The current offering at this theater is Paul Rudnick's The Most Fabulous Story Ever Told -- a biblical saga that would cause dyspepsia, if not coronary arrest, in a lot of places (judging by President Bush's recent push for an anti-gay-marriage amendment to the Constitution).
According to The Most Fabulous Story: "In the beginning, there was Adam and Steve." How exactly God planned to populate the earth from this unorthodox matchmaking is unclear, but maybe he'd rather have a good laugh and let the mortals figure out the practical details.
When the house lights dim, a stage manager (Karen Shields) calls the cues for The Almighty. "Tuesday, go!" "Garden of Eden, go!" By the end of the first week of creation, we've got all the firmament we'll ever need, plus the creatures of the earth. In comes Adam (Michael Castrillo), a young white man in a jock strap. He is "so jazzed about this garden. It's fabulous!" Of course, the place could get a little lonely. But, luckily, Steve (Jason George) strolls in. He's a young black man, also in a jock strap. What do you know, love is born.
Things get complicated when the boy couple (who have indeed coupled) run into a girl couple. Girls? Adam is thoroughly confused by their anatomy. "You don't even have a dick!" he taunts them. "We have vaginas," a girl retorts, "and they're our friends."
Gender is not the only quandary in Eden. Everything is so absolutely brand new that people sometimes have names for things, without yet knowing what the things are. "We need to get inside," one character says. "Inside of what?" is the response.
But, back to the girls. Jane (Cammie West) and Mabel (Lisa Davis) are also an item, though they don't seem to have completely mastered the intricacies of sex. "I lick her eyeball, then rub it on my butt," explains one of the primal lesbians. Clearly the Kama Sutra has not yet been written.
In any case, history marches forward. In fact, it marches all over the place. Somehow Noah's ark and Utah coexist. So does "The Dance of the Divine Earth Goddess" and a fey laundry. "We don't cram and bunch," scolds Adam, "we fluff and fold."

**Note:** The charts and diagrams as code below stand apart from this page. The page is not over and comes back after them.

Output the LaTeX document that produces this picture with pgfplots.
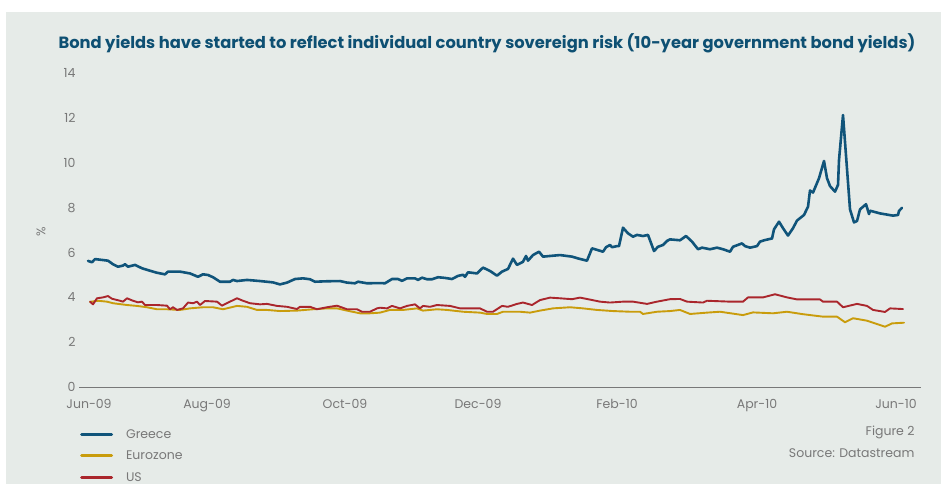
\documentclass[border=0pt]{standalone}
\usepackage{fontspec}
\setmainfont{Poppins}
\usepackage{pgfplots}
\pgfplotsset{compat=1.18}
\definecolor{bgc}{RGB}{230,235,232}
\definecolor{greece}{RGB}{16,84,122}
\definecolor{euro}{RGB}{201,156,12}
\definecolor{usc}{RGB}{170,38,44}
\definecolor{titlec}{RGB}{14,80,115}
\definecolor{txt}{RGB}{120,120,120}
\begin{document}
\begin{tikzpicture}[x=1pt,y=1pt]
\useasboundingbox (0,0) rectangle (941,484);
\fill[white] (0,0) rectangle (941,484);
\fill[bgc] (6,0) rectangle (941,472);
\node[text=titlec, font=\fontsize{16.3}{18}\selectfont\bfseries] at (487,441) {Bond yields have started to reflect individual country sovereign risk (10-year government bond yields)};
\node[text=txt, anchor=east, font=\fontsize{12.5}{14}\selectfont] at (918,52) {Figure 2};
\node[text=txt, anchor=east, font=\fontsize{12.5}{14}\selectfont] at (918,31) {Source: Datastream};
\begin{axis}[
  at={(79pt,97pt)}, anchor=south west,
  scale only axis, width=842pt, height=313.6pt,
  xmin=-10, xmax=832, ymin=0, ymax=14,
  axis x line*=bottom, axis y line*=left,
  y axis line style={draw=none},
  x axis line style={draw=txt, line width=0.8pt},
  major tick length=0pt,
  xtick={0,118,256,389,528,668,807},
  xticklabels={Jun-09,Aug-09,Oct-09,Dec-09,Feb-10,Apr-10,Jun-10},
  ytick={0,2,...,14},
  /pgf/number format/assume math mode=true,
  tick label style={text=txt, font=\fontsize{12.5}{14}\selectfont},
  xticklabel style={yshift=-9pt},
  ylabel={\%},
  ylabel style={text=txt, font=\fontsize{12.5}{14}\selectfont, at={(axis description cs:-0.045,0.494)}, anchor=center},
  legend style={at={(axis description cs:0.001,-0.134)}, anchor=north west, draw=none, fill=none,
     font=\fontsize{12.5}{14}\selectfont, text=txt, inner sep=0pt, row sep=11.5pt, column sep=13pt,
     nodes={inner sep=0pt, text height=9pt, text depth=1pt}},
  legend cell align=left,
  legend image code/.code={\draw[#1, line width=3pt] (0pt,0pt) -- (30pt,0pt);},
  every axis plot/.append style={line join=round, line cap=round},
]
\addplot[greece, line width=2.6pt] table {
x y
-1 5.63
3 5.57
6 5.71
19 5.64
24 5.48
29 5.37
34 5.42
36 5.48
39 5.37
46 5.45
53 5.30
61 5.19
68 5.10
76 5.03
79 5.15
91 5.15
101 5.07
109 4.92
114 5.03
119 5.00
124 4.90
131 4.70
141 4.70
144 4.78
148 4.73
158 4.78
171 4.73
184 4.67
191 4.58
198 4.66
206 4.82
214 4.85
221 4.81
226 4.70
238 4.72
251 4.73
258 4.66
266 4.63
269 4.70
278 4.63
291 4.64
296 4.63
303 4.82
309 4.82
313 4.74
318 4.85
326 4.85
329 4.78
333 4.88
338 4.81
343 4.81
349 4.90
356 4.87
363 4.82
369 4.96
374 5.01
376 4.92
379 5.12
388 5.07
394 5.33
401 5.18
408 4.97
413 5.15
419 5.27
424 5.73
428 5.45
434 5.59
437 5.85
439 5.64
444 5.89
450 6.04
454 5.82
471 5.89
483 5.82
489 5.74
498 5.64
503 6.19
514 6.04
517 6.24
521 6.34
523 6.24
528 6.29
530 6.29
534 7.11
539 6.86
544 6.71
548 6.79
554 6.74
559 6.79
565 6.07
569 6.26
574 6.34
578 6.52
581 6.59
591 6.55
597 6.74
603 6.49
609 6.15
613 6.22
621 6.15
628 6.22
634 6.15
641 6.04
644 6.26
653 6.41
656 6.29
661 6.22
668 6.29
671 6.49
676 6.56
683 6.63
685 7.04
690 7.38
694 7.09
699 6.76
704 7.09
708 7.43
715 7.68
719 8.05
721 8.77
724 8.68
730 9.32
735 10.09
738 9.32
741 8.97
746 8.72
749 9.02
750 10.13
754 12.14
761 7.93
765 7.35
768 7.41
771 7.93
777 8.16
780 7.72
781 7.87
791 7.75
804 7.65
809 7.68
810 7.86
813 8.00
};
\addlegendentry{Greece}
\addplot[euro, line width=1.9pt] table {
x y
1 3.80
9 3.85
18 3.81
24 3.74
38 3.66
48 3.62
58 3.56
68 3.47
78 3.47
91 3.44
101 3.51
114 3.56
124 3.56
134 3.47
148 3.62
158 3.58
168 3.44
178 3.44
191 3.39
208 3.41
224 3.47
238 3.51
248 3.51
258 3.41
271 3.29
281 3.29
291 3.32
301 3.44
314 3.44
328 3.51
334 3.41
348 3.47
358 3.44
374 3.36
391 3.32
398 3.26
408 3.26
414 3.36
431 3.36
441 3.32
451 3.41
464 3.51
481 3.56
494 3.51
508 3.44
524 3.39
541 3.36
551 3.36
554 3.26
568 3.36
581 3.39
591 3.44
601 3.26
618 3.32
631 3.36
654 3.21
664 3.33
684 3.29
698 3.36
714 3.25
734 3.14
748 3.14
756 2.89
764 3.07
778 2.96
788 2.81
796 2.69
803 2.84
815 2.87
};
\addlegendentry{Eurozone}
\addplot[usc, line width=1.9pt] table {
x y
1 3.81
4 3.69
8 3.96
14 4.00
19 4.06
23 3.94
31 3.85
34 3.81
38 3.96
44 3.85
49 3.78
53 3.81
56 3.66
68 3.66
78 3.63
81 3.47
84 3.56
88 3.44
94 3.51
99 3.77
104 3.74
108 3.81
111 3.66
116 3.84
128 3.81
133 3.63
141 3.81
148 3.96
154 3.85
161 3.74
171 3.69
178 3.71
188 3.62
198 3.58
208 3.48
211 3.58
221 3.58
228 3.47
238 3.56
248 3.63
258 3.47
268 3.47
273 3.36
281 3.36
288 3.51
291 3.54
298 3.51
303 3.62
311 3.51
318 3.62
326 3.69
331 3.51
334 3.62
341 3.58
348 3.66
361 3.62
371 3.51
391 3.51
398 3.36
404 3.36
413 3.62
419 3.58
428 3.71
434 3.77
443 3.66
451 3.88
461 3.99
471 3.96
483 3.92
491 3.99
499 3.92
511 3.81
521 3.77
534 3.81
544 3.81
558 3.71
568 3.81
581 3.92
591 3.93
598 3.81
614 3.77
618 3.85
641 3.81
654 3.81
659 4.00
674 4.00
686 4.14
698 4.00
708 3.91
718 3.91
731 3.91
734 3.81
748 3.81
754 3.56
768 3.71
778 3.62
784 3.44
796 3.35
801 3.51
814 3.48
};
\addlegendentry{US}
\end{axis}
\end{tikzpicture}
\end{document}
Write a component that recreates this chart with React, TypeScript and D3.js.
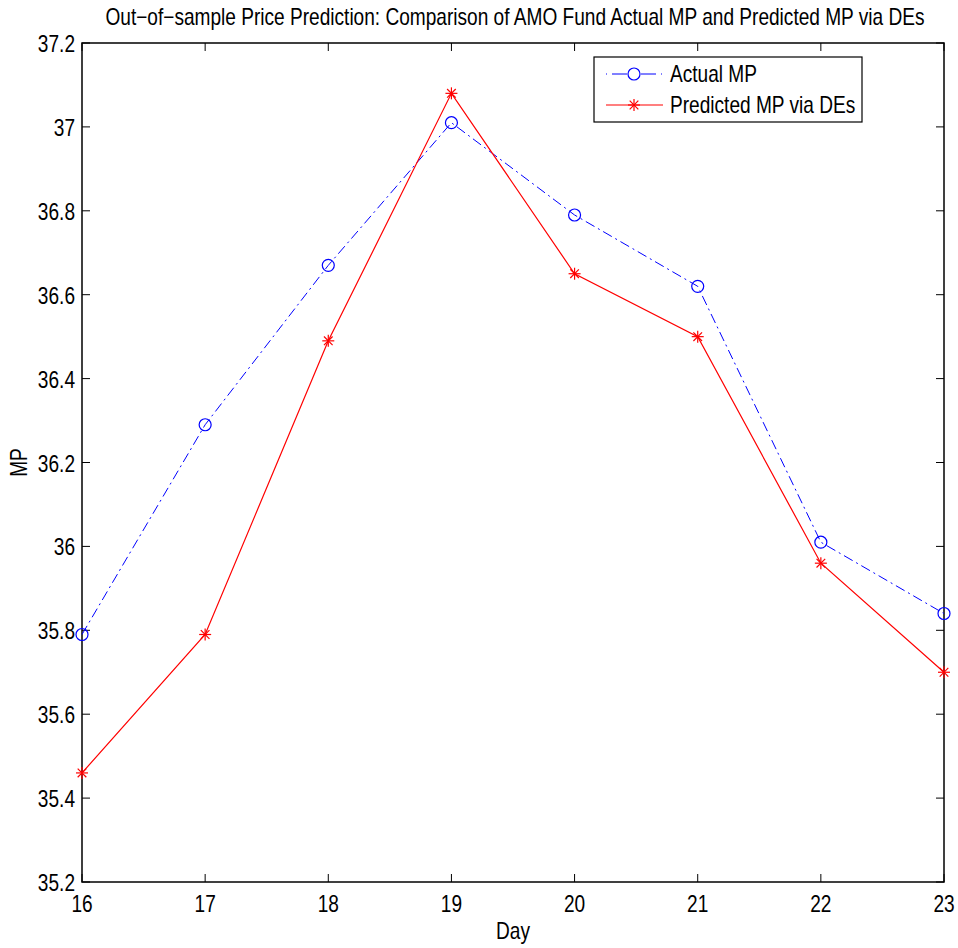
import React, { useEffect, useRef } from "react";
import * as d3 from "d3";

const days = [16, 17, 18, 19, 20, 21, 22, 23];
const actualMP = [35.79, 36.29, 36.67, 37.01, 36.79, 36.62, 36.01, 35.84];
const predictedMP = [35.46, 35.79, 36.49, 37.08, 36.65, 36.5, 35.96, 35.7];
const yTicks = [35.2, 35.4, 35.6, 35.8, 36, 36.2, 36.4, 36.6, 36.8, 37, 37.2];

const width = 958;
const height = 948;
const margin = { left: 82, right: 14, top: 43, bottom: 66 };
const font = "'Liberation Sans', Arial, sans-serif";

// the original text is tall and narrow, so squeeze a bigger font sideways
const label = (sel: any, x: number, y: number, text: string, anchor = "start", size = 23) =>
  sel
    .append("text")
    .attr("transform", `translate(${x},${y}) scale(0.83,1)`)
    .attr("text-anchor", anchor)
    .attr("font-family", font)
    .attr("font-size", size)
    .attr("fill", "#000")
    .text(text);

const App = () => {
  const ref = useRef<SVGSVGElement>(null);

  useEffect(() => {
    const svg = d3.select(ref.current);
    svg.selectAll("*").remove();

    const x = d3.scaleLinear().domain([16, 23]).range([margin.left, width - margin.right]);
    const y = d3.scaleLinear().domain([35.2, 37.2]).range([height - margin.bottom, margin.top]);
    const [x0, x1] = x.range();
    const [y0, y1] = y.range();

    svg.append("rect").attr("width", width).attr("height", height).attr("fill", "#fff");

    // ticks (inside, on all four sides)
    const g = svg.append("g").attr("stroke", "#000").attr("stroke-width", 1);
    days.forEach((d) => {
      g.append("line").attr("x1", x(d)).attr("x2", x(d)).attr("y1", y0).attr("y2", y0 - 8);
      g.append("line").attr("x1", x(d)).attr("x2", x(d)).attr("y1", y1).attr("y2", y1 + 8);
    });
    yTicks.forEach((t) => {
      g.append("line").attr("x1", x0).attr("x2", x0 + 8).attr("y1", y(t)).attr("y2", y(t));
      g.append("line").attr("x1", x1).attr("x2", x1 - 8).attr("y1", y(t)).attr("y2", y(t));
    });

    svg
      .append("rect")
      .attr("x", x0)
      .attr("y", y1)
      .attr("width", x1 - x0)
      .attr("height", y0 - y1)
      .attr("fill", "none")
      .attr("stroke", "#000")
      .attr("stroke-width", 1.5);

    const labels = svg.append("g");
    days.forEach((d) => label(labels, x(d), y0 + 30, String(d), "middle"));
    yTicks.forEach((t) => label(labels, x0 - 7, y(t) + 9, d3.format("~g")(t), "end"));

    label(svg, (x0 + x1) / 2, 939, "Day", "middle");
    label(svg, 0, 0, "MP", "middle").attr("transform", `translate(27,${(y0 + y1) / 2}) rotate(-90) scale(0.83,1)`);

    // title: measure, then squeeze to the reference width
    const title = label(
      svg,
      515,
      25,
      "Out\u2212of\u2212sample Price Prediction: Comparison of AMO Fund Actual MP and Predicted MP via DEs",
      "middle"
    );
    const natural = (title.node() as SVGTextElement).getComputedTextLength() || 1000;
    title.attr("transform", `translate(515,25) scale(${Math.min(0.83, 829 / natural)},1)`);

    const line = d3
      .line<number>()
      .x((_, i) => x(days[i]))
      .y((d) => y(d));

    const star = (sel: any, cx: number, cy: number, r: number) => {
      const s = sel.append("g").attr("stroke", "#f00").attr("stroke-width", 1.2);
      s.append("line").attr("x1", cx - r).attr("x2", cx + r).attr("y1", cy).attr("y2", cy);
      s.append("line").attr("x1", cx).attr("x2", cx).attr("y1", cy - r).attr("y2", cy + r);
      const k = r * 0.72;
      s.append("line").attr("x1", cx - k).attr("x2", cx + k).attr("y1", cy - k).attr("y2", cy + k);
      s.append("line").attr("x1", cx - k).attr("x2", cx + k).attr("y1", cy + k).attr("y2", cy - k);
    };

    // actual
    svg
      .append("path")
      .attr("d", line(actualMP))
      .attr("fill", "none")
      .attr("stroke", "#00f")
      .attr("stroke-width", 1)
      .attr("stroke-dasharray", "10,4,2,4");
    svg
      .append("g")
      .selectAll("circle")
      .data(actualMP)
      .join("circle")
      .attr("cx", (_, i) => x(days[i]))
      .attr("cy", (d) => y(d))
      .attr("r", 6)
      .attr("fill", "none")
      .attr("stroke", "#00f")
      .attr("stroke-width", 1.2);

    // predicted
    svg
      .append("path")
      .attr("d", line(predictedMP))
      .attr("fill", "none")
      .attr("stroke", "#f00")
      .attr("stroke-width", 1.2);
    const stars = svg.append("g");
    predictedMP.forEach((d, i) => star(stars, x(days[i]), y(d), 6));

    // legend
    const lg = svg.append("g");
    lg.append("rect")
      .attr("x", 594)
      .attr("y", 57)
      .attr("width", 268)
      .attr("height", 65)
      .attr("fill", "#fff")
      .attr("stroke", "#000")
      .attr("stroke-width", 1.2);
    lg.append("line")
      .attr("x1", 606)
      .attr("x2", 663)
      .attr("y1", 74)
      .attr("y2", 74)
      .attr("stroke", "#00f")
      .attr("stroke-dasharray", "1,5,15,14,15,5,1,50");
    lg.append("circle").attr("cx", 634).attr("cy", 74).attr("r", 6).attr("fill", "#fff").attr("stroke", "#00f").attr("stroke-width", 1.2);
    lg.append("line").attr("x1", 606).attr("x2", 663).attr("y1", 105).attr("y2", 105).attr("stroke", "#f00").attr("stroke-width", 1.2);
    star(lg, 634, 105, 6);
    label(lg, 670, 82, "Actual MP");
    label(lg, 670, 113, "Predicted MP via DEs");
  }, []);

  return (
    <svg
      ref={ref}
      width={width}
      height={height}
      style={{ display: "block", position: "fixed", left: 0, top: 0 }}
    />
  );
};

export default App;
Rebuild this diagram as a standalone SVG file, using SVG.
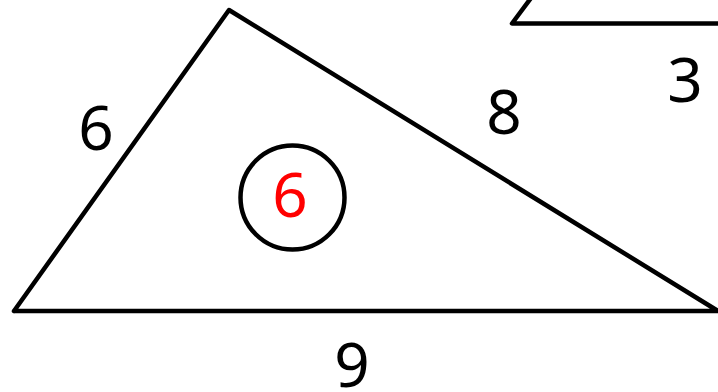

The original humans, it turns out, are extremely durable. Soon, they are complaining about having lived together for hundreds of years. Some problems keep reoccurring over the eons. Steve, for instance, does not believe in God. Meanwhile, various side characters put in an appearance, like a high-heeled, kinky kitten and a sow with six nipples. Then, of course, we meet a pharaoh and even a Moses type named Brad. Clothing gets invented and evolves from white robes to tee shirts and bermudas (thanks to costume designer Donnie Jay).
Adam huffs: "We (homosexuals) don't have children. We have taste!" But the absence of a next generation becomes irksome. Finally, Mabel decides to take the plunge and have a baby.
Of course, a baby brings with it the idea of the Nativity and the star of Bethlehem. We even witness the arrival of the Magi (or "Wise Guys"), who ridicule each other because of the weird gifts they are offering. I mean, who ever heard of giving myrrh to a baby?
Well, I think you get the idea. The Most Fabulous Story Ever Told is a kind of satirical, gay Skin of Our Teeth. The human predicament keeps reasserting itself through the same basic archetypes -- from Eden to the shopping mall. All the way through, there are odd twists and non-sequiturs that brighten things up and add to the fun. For instance, a disabled lesbian rabbi gets wheeled in to patch things up for the squabbling foursome.
Director Todd Blauvelt has assembled a game cast, who seem very much at ease with zaniness. The zaniness itself is bracing and enjoyable. There doesn't seem to be a lecture lurking beneath the laughter. This is a great advantage.
Though not as flamboyant as the comedies of the late Charles Ludlum, The Most Fabulous Story flaunts a similar outrageous attitude. The focus is on entertainment, irony and a quirky inside-out glamour -- the glamour of anti-glamour, if you will.
In short, The Most Fabulous Story Ever Told is good fun in a dandy new cabaret.